▶ [Dataset section]
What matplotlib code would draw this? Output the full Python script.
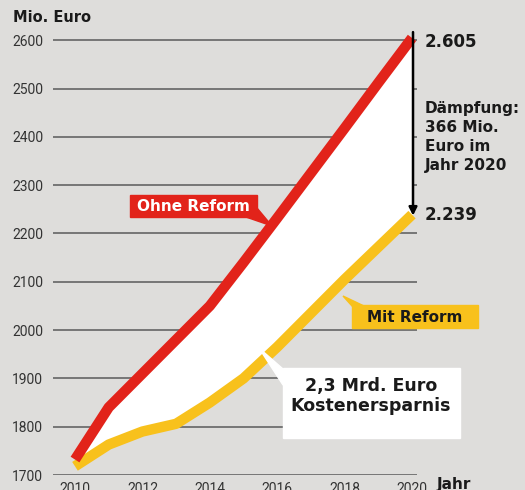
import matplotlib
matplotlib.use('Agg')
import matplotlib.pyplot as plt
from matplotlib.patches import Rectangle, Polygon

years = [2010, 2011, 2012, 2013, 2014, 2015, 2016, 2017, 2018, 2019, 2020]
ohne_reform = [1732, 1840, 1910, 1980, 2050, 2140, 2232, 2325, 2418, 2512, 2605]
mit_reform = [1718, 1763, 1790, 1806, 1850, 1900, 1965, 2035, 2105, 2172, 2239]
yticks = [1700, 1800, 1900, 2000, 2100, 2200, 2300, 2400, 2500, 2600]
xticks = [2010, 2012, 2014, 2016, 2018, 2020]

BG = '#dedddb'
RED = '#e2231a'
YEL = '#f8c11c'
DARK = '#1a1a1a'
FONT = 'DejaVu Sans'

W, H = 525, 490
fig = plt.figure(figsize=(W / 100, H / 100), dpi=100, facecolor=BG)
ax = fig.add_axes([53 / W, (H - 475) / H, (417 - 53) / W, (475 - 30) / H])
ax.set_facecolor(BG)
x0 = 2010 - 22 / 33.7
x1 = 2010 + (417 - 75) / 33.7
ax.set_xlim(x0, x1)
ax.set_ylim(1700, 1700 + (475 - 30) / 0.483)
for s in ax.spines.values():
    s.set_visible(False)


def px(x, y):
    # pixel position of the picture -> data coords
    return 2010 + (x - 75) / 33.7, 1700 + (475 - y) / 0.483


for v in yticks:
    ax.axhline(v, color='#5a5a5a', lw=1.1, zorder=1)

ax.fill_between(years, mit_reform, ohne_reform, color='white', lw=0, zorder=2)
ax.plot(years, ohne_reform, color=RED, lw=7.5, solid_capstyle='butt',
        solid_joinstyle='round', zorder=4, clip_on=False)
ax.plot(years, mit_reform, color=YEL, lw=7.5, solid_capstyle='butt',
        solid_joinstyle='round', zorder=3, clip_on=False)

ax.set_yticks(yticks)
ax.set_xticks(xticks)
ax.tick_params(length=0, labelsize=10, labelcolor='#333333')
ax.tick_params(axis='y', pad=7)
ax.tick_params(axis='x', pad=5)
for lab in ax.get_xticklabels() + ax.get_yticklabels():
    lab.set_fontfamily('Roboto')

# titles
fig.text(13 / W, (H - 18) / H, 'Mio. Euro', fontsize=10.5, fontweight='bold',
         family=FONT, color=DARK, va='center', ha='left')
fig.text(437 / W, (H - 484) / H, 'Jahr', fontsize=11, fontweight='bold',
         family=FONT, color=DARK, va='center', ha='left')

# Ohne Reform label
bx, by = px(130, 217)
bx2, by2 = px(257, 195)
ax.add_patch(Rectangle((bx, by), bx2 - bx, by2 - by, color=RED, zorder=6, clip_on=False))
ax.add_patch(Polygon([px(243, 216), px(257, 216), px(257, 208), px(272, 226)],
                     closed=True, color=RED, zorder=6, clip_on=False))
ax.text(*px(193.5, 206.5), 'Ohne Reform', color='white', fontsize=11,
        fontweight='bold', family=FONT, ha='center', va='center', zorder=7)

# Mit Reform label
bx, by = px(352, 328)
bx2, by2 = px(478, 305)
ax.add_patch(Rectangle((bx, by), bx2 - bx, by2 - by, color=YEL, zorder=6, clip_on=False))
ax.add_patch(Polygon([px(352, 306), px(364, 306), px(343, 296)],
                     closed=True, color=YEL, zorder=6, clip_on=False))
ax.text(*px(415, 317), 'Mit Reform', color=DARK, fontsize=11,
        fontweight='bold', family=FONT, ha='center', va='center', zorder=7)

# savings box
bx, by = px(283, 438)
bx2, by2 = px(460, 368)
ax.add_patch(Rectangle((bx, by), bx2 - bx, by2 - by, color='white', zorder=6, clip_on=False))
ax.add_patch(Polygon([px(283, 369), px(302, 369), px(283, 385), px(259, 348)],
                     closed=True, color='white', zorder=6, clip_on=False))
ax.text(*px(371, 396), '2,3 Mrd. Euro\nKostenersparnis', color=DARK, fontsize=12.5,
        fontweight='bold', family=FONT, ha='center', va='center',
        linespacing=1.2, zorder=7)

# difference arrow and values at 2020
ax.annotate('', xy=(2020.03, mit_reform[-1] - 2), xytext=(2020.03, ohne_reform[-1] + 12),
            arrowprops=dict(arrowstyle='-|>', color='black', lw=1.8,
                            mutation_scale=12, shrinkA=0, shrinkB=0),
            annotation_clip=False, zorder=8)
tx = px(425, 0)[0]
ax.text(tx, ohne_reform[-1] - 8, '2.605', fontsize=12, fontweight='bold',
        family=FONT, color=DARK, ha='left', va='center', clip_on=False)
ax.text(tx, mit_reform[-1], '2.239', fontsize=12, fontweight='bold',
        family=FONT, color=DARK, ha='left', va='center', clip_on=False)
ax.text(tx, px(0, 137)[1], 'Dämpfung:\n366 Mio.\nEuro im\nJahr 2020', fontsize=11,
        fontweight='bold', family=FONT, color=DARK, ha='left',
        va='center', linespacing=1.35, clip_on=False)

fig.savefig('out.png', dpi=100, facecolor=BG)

▶ [Directive] Return only the lines running from the top of the data to the line that holds "FONT = 'DejaVu Sans'". Include both of those lines, but skip the pictures.

▶ [Full response]
What matplotlib code would draw this? Output the full Python script.
import matplotlib
matplotlib.use('Agg')
import matplotlib.pyplot as plt
from matplotlib.patches import Rectangle, Polygon

years = [2010, 2011, 2012, 2013, 2014, 2015, 2016, 2017, 2018, 2019, 2020]
ohne_reform = [1732, 1840, 1910, 1980, 2050, 2140, 2232, 2325, 2418, 2512, 2605]
mit_reform = [1718, 1763, 1790, 1806, 1850, 1900, 1965, 2035, 2105, 2172, 2239]
yticks = [1700, 1800, 1900, 2000, 2100, 2200, 2300, 2400, 2500, 2600]
xticks = [2010, 2012, 2014, 2016, 2018, 2020]

BG = '#dedddb'
RED = '#e2231a'
YEL = '#f8c11c'
DARK = '#1a1a1a'
FONT = 'DejaVu Sans'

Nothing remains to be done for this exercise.